A new Covid-19 variant has reared its head. According to the National Institute for Communicable Diseases (NICD) C.1.2 was detected in May, and it has several mutations.

The only thing that has been proven conclusively is that new variants spread more easily, but there is no conclusive evidence that they are becoming deadlier. By mutating, viruses want to get a competitive advantage to infect as many people as possible without killing the host.

New variants making the rounds mean new research studies need to confirm whether our current vaccines are still effective. I am confident the vaccines will more than likely still be effective, especially when it comes to minimising severe COVID-19, hospitalisations and deaths.

But there could be a slight drop in effectiveness, as we saw with the other variants.

Vaccine effectiveness is a measure of how well a vaccine works in the real world and is measured by observing how well it works to protect communities as a whole.

It differs from vaccine efficacy which is measured in a large trial under very specific conditions. Based on the effectiveness of the current COVID-19 vaccines, it does not mean that you will not get the virus at all.

There is a notion that only unvaccinated people drive the emergence of new variants.

UWC virologist Professor Burtram Fielding

As long as vaccinated people can still become infected, this is not true. The virus replicates in both vaccinated and unvaccinated, but there are different schools of thought on the topic.

For now, we have no idea how long the vaccination will be effective.

Current studies show that antibodies start waning after four to six months but still remain at levels high enough to minimise severe Covif-19, hospitalisations and deaths.

Importantly, vaccination also stimulates cell-mediated immunity, with T and B cells determining the duration of long-term immunity.

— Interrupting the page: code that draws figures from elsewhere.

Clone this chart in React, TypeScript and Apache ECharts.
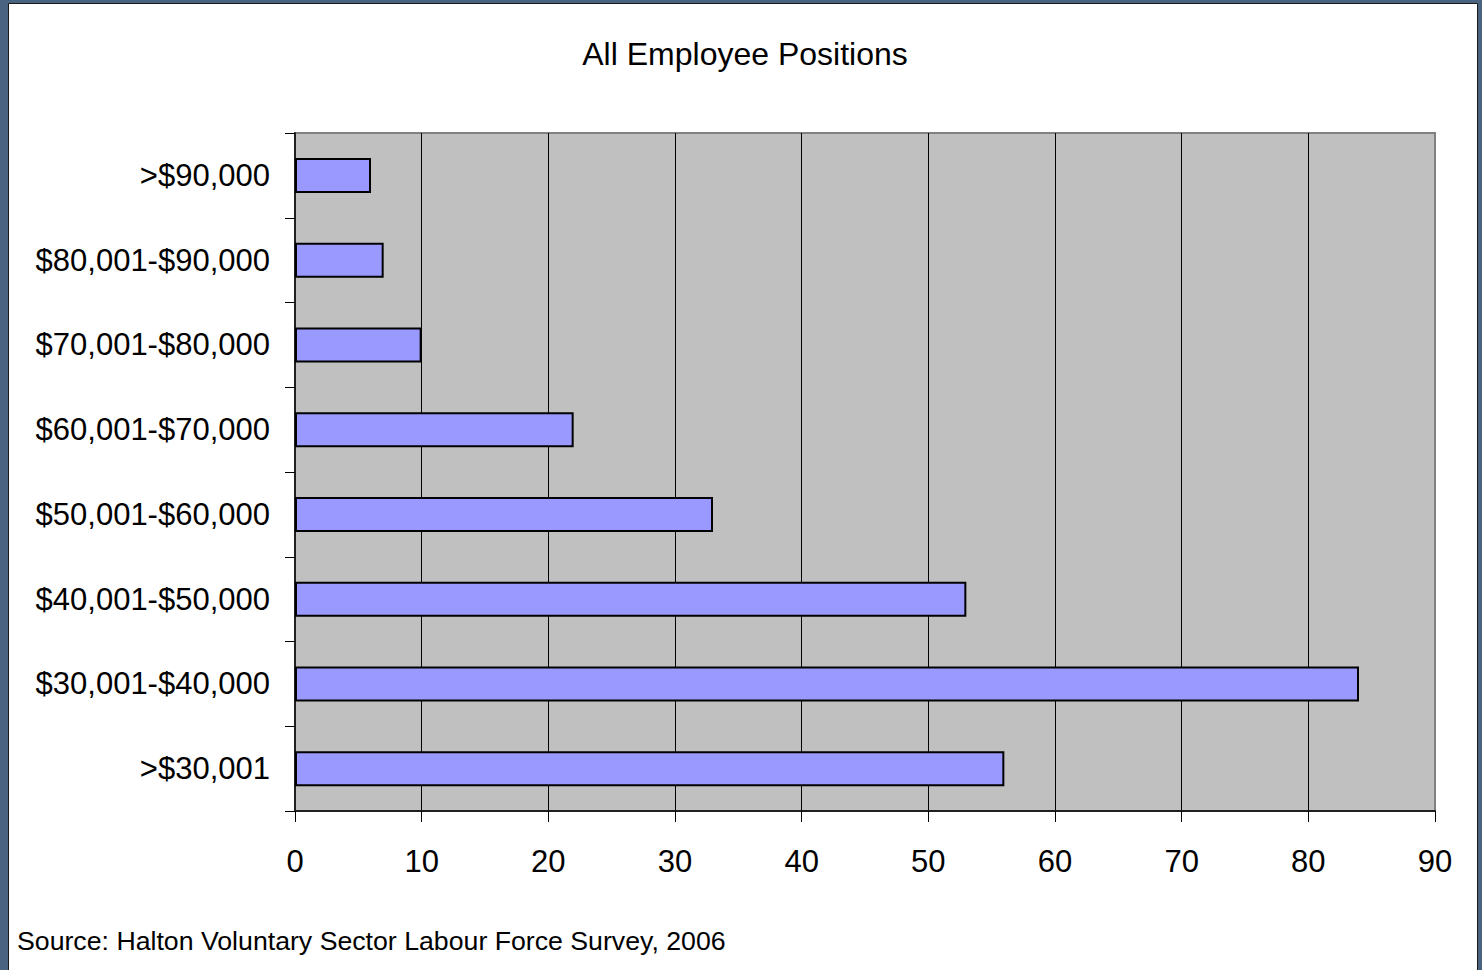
import React, { useEffect, useRef } from "react";
import * as echarts from "echarts";

const categories = [
  ">$30,001",
  "$30,001-$40,000",
  "$40,001-$50,000",
  "$50,001-$60,000",
  "$60,001-$70,000",
  "$70,001-$80,000",
  "$80,001-$90,000",
  ">$90,000",
];
const values = [56, 84, 53, 33, 22, 10, 7, 6];
const titleText = "All Employee Positions";
const sourceText = "Source: Halton Voluntary Sector Labour Force Survey, 2006";
const xMin = 0;
const xMax = 90;
const xInterval = 10;

const FONT = "'Liberation Sans', Arial, sans-serif";

export default function App() {
  const ref = useRef<HTMLDivElement>(null);
  useEffect(() => {
    if (!ref.current) return;
    const chart = echarts.init(ref.current, null, { renderer: "svg" });
    const gridLeft = 295;
    const gridTop = 133;
    const gridRight = 1482 - 1435;
    const gridBottom = 970 - 811;
    const splitColors = [] as string[];
    for (let v = xMin; v <= xMax; v += xInterval) splitColors.push(v === xMax ? "#808080" : "#000000");
    chart.setOption({
      animation: false,
      backgroundColor: "#4a6380",
      title: {
        text: titleText,
        left: 740,
        top: 33,
        textAlign: "center",
        textStyle: { fontFamily: FONT, fontSize: 32, fontWeight: "normal", color: "#000" },
      },
      graphic: [
        {
          type: "rect",
          z: -10,
          silent: true,
          shape: { x: 8.5, y: 3.5, width: 1469, height: 980 },
          style: { fill: "#ffffff", stroke: "#1a1a1a", lineWidth: 1 },
        },
        {
          type: "text",
          x: 17,
          y: 941,
          style: {
            text: sourceText,
            fontFamily: FONT,
            fontSize: 26.7,
            fill: "#000",
            textVerticalAlign: "middle",
            textAlign: "left",
          },
        },
      ],
      grid: {
        left: gridLeft,
        top: gridTop,
        right: gridRight,
        bottom: gridBottom,
        show: true,
        backgroundColor: "#c0c0c0",
        borderColor: "#808080",
        borderWidth: 2,
        containLabel: false,
        outerBoundsMode: "none",
      },
      xAxis: {
        type: "value",
        min: xMin,
        max: xMax,
        interval: xInterval,
        axisLine: { show: true, onZero: false, lineStyle: { color: "#202020", width: 2 } },
        axisTick: { show: true, length: 11, lineStyle: { color: "#000", width: 1 } },
        axisLabel: { margin: 35, fontFamily: FONT, fontSize: 31, color: "#000" },
        splitLine: { show: true, lineStyle: { color: splitColors, width: 1 } },
      },
      yAxis: {
        type: "category",
        data: categories,
        axisLine: { show: true, lineStyle: { color: "#202020", width: 2 } },
        axisTick: { show: true, length: 10, alignWithLabel: false, lineStyle: { color: "#000", width: 1 } },
        axisLabel: { margin: 25, fontFamily: FONT, fontSize: 31, color: "#000" },
        splitLine: { show: false },
      },
      series: [
        {
          type: "bar",
          data: values,
          barWidth: 35,
          itemStyle: { color: "#9999ff", borderColor: "#000", borderWidth: 2 },
        },
      ],
    });
    return () => chart.dispose();
  }, []);
  return (
    <div
      ref={ref}
      style={{ position: "fixed", left: 0, top: 0, width: 1482, height: 970 }}
    />
  );
}
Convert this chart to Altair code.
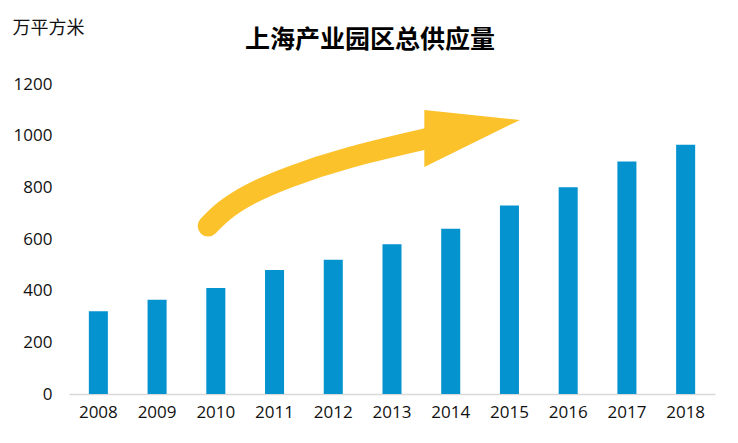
import altair as alt
import pandas as pd

years = ["2008", "2009", "2010", "2011", "2012", "2013", "2014", "2015", "2016", "2017", "2018"]
supply = [320, 365, 410, 480, 520, 580, 640, 730, 800, 900, 965]

# decorative trend arrow, in data units (x = year index, y = value)
arrow_x = [1.87, 2.15, 2.6, 3.26, 4.29, 5.56, 5.75]
arrow_y = [650, 710, 775, 840, 916, 987, 1000]
head_x = [5.55, 7.18]
head_top = [1099, 1061]
head_bottom = [879, 1061]

title_text = ["上海产业园区总供应量"]

bars_df = pd.DataFrame({"year": years, "value": supply})
arrow_df = pd.DataFrame({"i": arrow_x, "v": arrow_y})
head_df = pd.DataFrame({"i": head_x, "top": head_top, "bottom": head_bottom})
title_df = pd.DataFrame({"t": title_text})

YELLOW = "#FCC22C"
BLUE = "#0593CF"

yscale = alt.Scale(domain=[0, 1200], nice=False)
xq = alt.Scale(domain=[-0.5, 10.5], nice=False, zero=False)

bars = alt.Chart(bars_df).mark_bar(color=BLUE).encode(
    x=alt.X("year:O", sort=years,
            scale=alt.Scale(paddingInner=0.676, paddingOuter=0.338),
            axis=alt.Axis(title=None, labelAngle=0, ticks=False, domain=True,
                          domainColor="#D9D9D9", domainWidth=1.5,
                          labelFont="Open Sans", labelFontSize=17,
                          labelColor="#111111", labelPadding=10)),
    y=alt.Y("value:Q", scale=yscale,
            axis=alt.Axis(title="万平方米", titleAngle=0, titleAlign="left",
                          titleBaseline="middle", titleX=-57, titleY=-56,
                          titleFont="Noto Sans CJK SC", titleFontSize=18,
                          titleFontWeight="normal", titleColor="#111111",
                          values=[0, 200, 400, 600, 800, 1000, 1200], format="d",
                          domain=False, ticks=False, grid=False,
                          labelFont="Open Sans", labelFontSize=17,
                          labelColor="#111111", labelPadding=17)),
)

body = alt.Chart(arrow_df).mark_line(
    color=YELLOW, strokeWidth=21, strokeCap="round", interpolate="natural"
).encode(
    x=alt.X("i:Q", scale=xq, axis=None),
    y=alt.Y("v:Q", scale=yscale),
)

head = alt.Chart(head_df).mark_area(color=YELLOW, opacity=1).encode(
    x=alt.X("i:Q", scale=xq, axis=None),
    y=alt.Y("top:Q", scale=yscale),
    y2="bottom:Q",
)

title = alt.Chart(title_df).mark_text(
    font="Noto Sans CJK SC", fontSize=25, fontWeight="bold", color="#000000",
    align="center", baseline="middle",
).encode(
    text="t:N",
    x=alt.value(301),
    y=alt.value(-44),
)

chart = alt.layer(bars, body, head, title).resolve_scale(x="independent").properties(
    width=646,
    height=310,
    padding={"left": 61, "top": 76, "right": 15, "bottom": 40},
    autosize=alt.AutoSizeParams(type="none"),
).configure_view(stroke=None)

chart.save("out.html", embed_options={"renderer": "svg", "actions": False})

For certain vaccines, T cells have been reported up to nine months after receiving the vaccine.

All studies measuring antibodies and T cells are still ongoing, and only time will tell how long they last.

*Professor Burtram C. Fielding is the Director of Research Development at the University of the Western Cape. He is a molecular biologist working mainly on coronaviruses since 2003. He has worked as a Research Fellow in the Collaborative Antiviral Research Group at the Institute of Molecular and Cell Biology, Singapore (2003-2006). In Singapore, he studied the coronavirus (SARS-CoV) responsible for the outbreak of Severe Acute Respiratory Syndrome.